#Discrimination #Salaires : Pour gagner plus, mieux vaut ne pas être en couple homosexuel

Mieux vaut être un homme blanc hétérosexuel pour obtenir un emploi et être bien payé. Le constat n’est pas neuf, mais l’Insee le précise en publiant, jeudi 10 avril, un ensemble d’études originales sur les discriminations liées aux origines ethniques et au sexe. Certains travaux exploitent des données anciennes, mais l’ensemble donne à voir des phénomènes jusqu’à présent mal documentés.

Même avec un diplôme plus élevé, les jeunes maghrébins sont plus discriminés

Rien n’y fait. Un testing réalisé à l’été 2010 en région Ile-de-France a mis en évidence que même en étant titulaire d’un BTS, un jeune homme d’origine maghrébine qui postulait à un emploi de technicien de maintenance, avait 1,25 fois moins de chances qu’un jeune « d’origine française » de niveau bac d’accéder à un entretien d’embauche. Le secteur de la maintenance avait été volontairement choisi par les chercheurs, car considéré comme « en tension ».

Les actifs d’origine étrangère écartés des emplois où il y a du contact avec la clientèle

D’après les données d’une enquête Insee de 2003, les personnes d’origine africaine ou « non européenne » de la première génération auraient 9 % à 12 % de chances de moins de décrocher un emploi où il y a un contact avec de la clientèle. L’essentiel de ce résultat s’expliquerait par une plus faible maîtrise du français. « Mais, soulignent les chercheurs, cette sous-représentation ne concerne que le secteur privé. » « La discrimination n’émane pas nécessairement de l’employeur. Celui-ci pourrait se borner à répercuter ce qu’il pense être les préjugés ethniques de sa clientèle. »

Si on est une femme immigrée, mieux vaut être asiatique pour obtenir un entretien d’embauche

A en croire les résultats d’un « testing » réalisé en 2009 avec le CV de développeurs informatiques fictifs de niveau bac + 5, les candidatures qui ont été le moins invitées à se présenter pour un entretien d’embauche étaient celles des femmes d’origine marocaine et sénégalaise (respectivement 10 % et 8 % de taux de réponse).

Les femmes ont globalement moins de chances d’obtenir un rendez-vous que leurs homologues masculins… sauf celles d’origine vietnamienne (20 % de réponses positives, contre 12 % pour les hommes de même origine). Ces dernières obtiennent à peu près le taux de réponse que les femmes françaises (22 %). Les hommes d’origine française arrivent largement en tête (près de 28 %).

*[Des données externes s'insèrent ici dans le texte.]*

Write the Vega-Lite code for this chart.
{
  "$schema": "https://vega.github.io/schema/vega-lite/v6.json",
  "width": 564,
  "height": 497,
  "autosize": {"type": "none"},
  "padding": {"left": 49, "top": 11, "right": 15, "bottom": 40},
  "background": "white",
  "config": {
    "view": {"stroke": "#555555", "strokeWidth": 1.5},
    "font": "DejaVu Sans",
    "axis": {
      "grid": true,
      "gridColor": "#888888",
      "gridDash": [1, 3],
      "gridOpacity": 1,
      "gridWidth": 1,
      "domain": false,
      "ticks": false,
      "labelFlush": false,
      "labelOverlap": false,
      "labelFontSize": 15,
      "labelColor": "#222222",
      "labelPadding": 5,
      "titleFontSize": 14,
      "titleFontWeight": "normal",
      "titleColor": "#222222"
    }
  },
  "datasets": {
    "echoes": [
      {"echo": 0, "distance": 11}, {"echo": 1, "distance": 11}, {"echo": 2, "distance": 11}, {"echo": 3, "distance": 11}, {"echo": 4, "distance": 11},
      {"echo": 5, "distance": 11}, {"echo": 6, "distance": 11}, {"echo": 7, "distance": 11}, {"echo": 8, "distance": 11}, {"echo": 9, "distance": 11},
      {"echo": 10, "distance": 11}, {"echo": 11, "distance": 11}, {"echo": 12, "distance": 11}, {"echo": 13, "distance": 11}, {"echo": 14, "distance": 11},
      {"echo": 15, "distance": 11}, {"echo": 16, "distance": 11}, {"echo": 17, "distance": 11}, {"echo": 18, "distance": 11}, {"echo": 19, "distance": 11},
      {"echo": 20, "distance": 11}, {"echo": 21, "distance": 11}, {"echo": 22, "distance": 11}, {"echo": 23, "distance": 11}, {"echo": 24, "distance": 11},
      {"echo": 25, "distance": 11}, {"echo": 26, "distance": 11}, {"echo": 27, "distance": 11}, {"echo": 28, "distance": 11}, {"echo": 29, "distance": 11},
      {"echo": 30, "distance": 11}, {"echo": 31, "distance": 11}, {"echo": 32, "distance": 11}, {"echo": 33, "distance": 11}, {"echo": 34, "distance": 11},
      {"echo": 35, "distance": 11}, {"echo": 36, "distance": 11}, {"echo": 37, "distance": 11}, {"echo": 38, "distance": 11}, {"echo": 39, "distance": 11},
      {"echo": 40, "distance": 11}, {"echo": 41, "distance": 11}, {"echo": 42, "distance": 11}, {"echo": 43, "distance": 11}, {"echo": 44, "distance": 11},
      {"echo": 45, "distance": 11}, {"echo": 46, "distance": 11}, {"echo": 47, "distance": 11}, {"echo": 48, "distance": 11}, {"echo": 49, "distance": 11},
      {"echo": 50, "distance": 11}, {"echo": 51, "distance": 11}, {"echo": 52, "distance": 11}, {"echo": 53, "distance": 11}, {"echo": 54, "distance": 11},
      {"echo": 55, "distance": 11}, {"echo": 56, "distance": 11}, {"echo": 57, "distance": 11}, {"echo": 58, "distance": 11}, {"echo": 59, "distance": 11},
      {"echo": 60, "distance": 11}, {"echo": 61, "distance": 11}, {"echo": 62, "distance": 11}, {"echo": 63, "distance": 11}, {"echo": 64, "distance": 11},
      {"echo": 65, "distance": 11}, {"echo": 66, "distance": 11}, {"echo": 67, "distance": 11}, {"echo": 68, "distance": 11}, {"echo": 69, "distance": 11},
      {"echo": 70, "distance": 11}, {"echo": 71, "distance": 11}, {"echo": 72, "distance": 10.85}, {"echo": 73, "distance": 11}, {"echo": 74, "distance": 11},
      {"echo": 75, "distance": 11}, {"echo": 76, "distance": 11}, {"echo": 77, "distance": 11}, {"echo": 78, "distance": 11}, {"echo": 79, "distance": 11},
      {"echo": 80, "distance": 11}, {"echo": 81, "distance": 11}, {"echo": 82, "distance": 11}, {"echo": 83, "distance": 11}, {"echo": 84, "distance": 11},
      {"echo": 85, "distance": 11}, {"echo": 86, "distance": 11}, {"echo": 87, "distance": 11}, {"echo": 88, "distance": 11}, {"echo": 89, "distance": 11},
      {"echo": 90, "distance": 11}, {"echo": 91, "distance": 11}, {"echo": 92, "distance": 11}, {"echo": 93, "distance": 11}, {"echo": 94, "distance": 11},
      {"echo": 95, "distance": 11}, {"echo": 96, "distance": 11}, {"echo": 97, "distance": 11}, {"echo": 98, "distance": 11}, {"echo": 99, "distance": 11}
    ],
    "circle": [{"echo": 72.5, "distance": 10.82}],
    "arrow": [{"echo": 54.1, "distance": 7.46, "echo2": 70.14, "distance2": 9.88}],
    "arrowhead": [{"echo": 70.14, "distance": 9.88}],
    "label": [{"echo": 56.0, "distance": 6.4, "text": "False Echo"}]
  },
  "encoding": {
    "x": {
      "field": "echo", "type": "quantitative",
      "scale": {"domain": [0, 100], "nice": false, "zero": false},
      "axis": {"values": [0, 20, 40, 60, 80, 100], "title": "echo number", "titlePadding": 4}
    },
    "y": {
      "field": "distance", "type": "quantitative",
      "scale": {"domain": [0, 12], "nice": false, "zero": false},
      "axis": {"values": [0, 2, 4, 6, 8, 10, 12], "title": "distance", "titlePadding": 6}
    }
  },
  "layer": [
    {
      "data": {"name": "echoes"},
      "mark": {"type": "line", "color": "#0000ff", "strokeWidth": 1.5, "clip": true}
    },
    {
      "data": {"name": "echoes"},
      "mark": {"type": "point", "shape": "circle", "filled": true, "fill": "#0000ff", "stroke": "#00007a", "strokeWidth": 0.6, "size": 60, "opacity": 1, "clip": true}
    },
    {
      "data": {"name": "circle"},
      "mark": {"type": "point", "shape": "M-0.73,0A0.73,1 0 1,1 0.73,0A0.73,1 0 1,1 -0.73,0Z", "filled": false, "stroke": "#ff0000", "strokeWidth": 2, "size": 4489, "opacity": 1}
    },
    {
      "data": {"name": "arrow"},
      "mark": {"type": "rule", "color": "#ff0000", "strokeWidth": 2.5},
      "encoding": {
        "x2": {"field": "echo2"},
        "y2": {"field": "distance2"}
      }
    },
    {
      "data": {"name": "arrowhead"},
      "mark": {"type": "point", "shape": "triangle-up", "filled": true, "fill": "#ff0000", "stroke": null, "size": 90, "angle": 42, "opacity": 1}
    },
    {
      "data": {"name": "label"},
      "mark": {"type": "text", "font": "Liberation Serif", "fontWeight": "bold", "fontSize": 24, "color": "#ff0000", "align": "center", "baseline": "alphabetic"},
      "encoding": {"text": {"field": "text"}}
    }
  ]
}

Pour gagner plus, mieux vaut ne pas être en couple homosexuel

De nombreuses études anglo-saxonnes font état de salaires plus faibles parmi les homosexuels, à compétences et postes comparables, mais les données manquent en France. L’Insee a comparé les salaires des personnes qui déclarent vivre en couple avec un « ami » de même sexe, seul indice statistique disponible de l’orientation sexuelle, en éliminant les possibles cohabitations (étudiants, retraités, personnes ayant de faibles revenus, etc.), avec ceux du reste de la population. Un écart de 6 % à 7 % apparaît dans le secteur privé. Il est de 5 % à 6 % dans le secteur public. Ce désavantage s’accroît avec la qualification et avec l’âge. Il n’est pas observé pour les femmes.

Les femmes chefs paient moins mal leurs subordonnées

Les « cheffes » font progresser l’équité salariale : les écarts entre hommes et femmes diminuent de 30 % à 85 % quand l’encadrement est féminin. En revanche, les salaires sont globalement plus faibles : les salariés qui ont une supérieure touchent 2,5 % à 4 % de moins que ceux qui ont un supérieur. Cela reste vrai même en tenant compte du fait que les femmes montent dans la hiérarchie dans des secteurs où les salaires sont plus faibles.

Est-ce dû à des différences entre les fonctions d’encadrement occupées, à des caractéristiques individuelles, à une moindre disposition des femmes vis-à-vis de la négociation salariale, ou à un comportement discriminatoire des entreprises envers leurs demandes ? Même si l’interprétation du phénomène n’en est qu’à ses débuts, les chercheurs penchent en faveur de cette dernière hypothèse.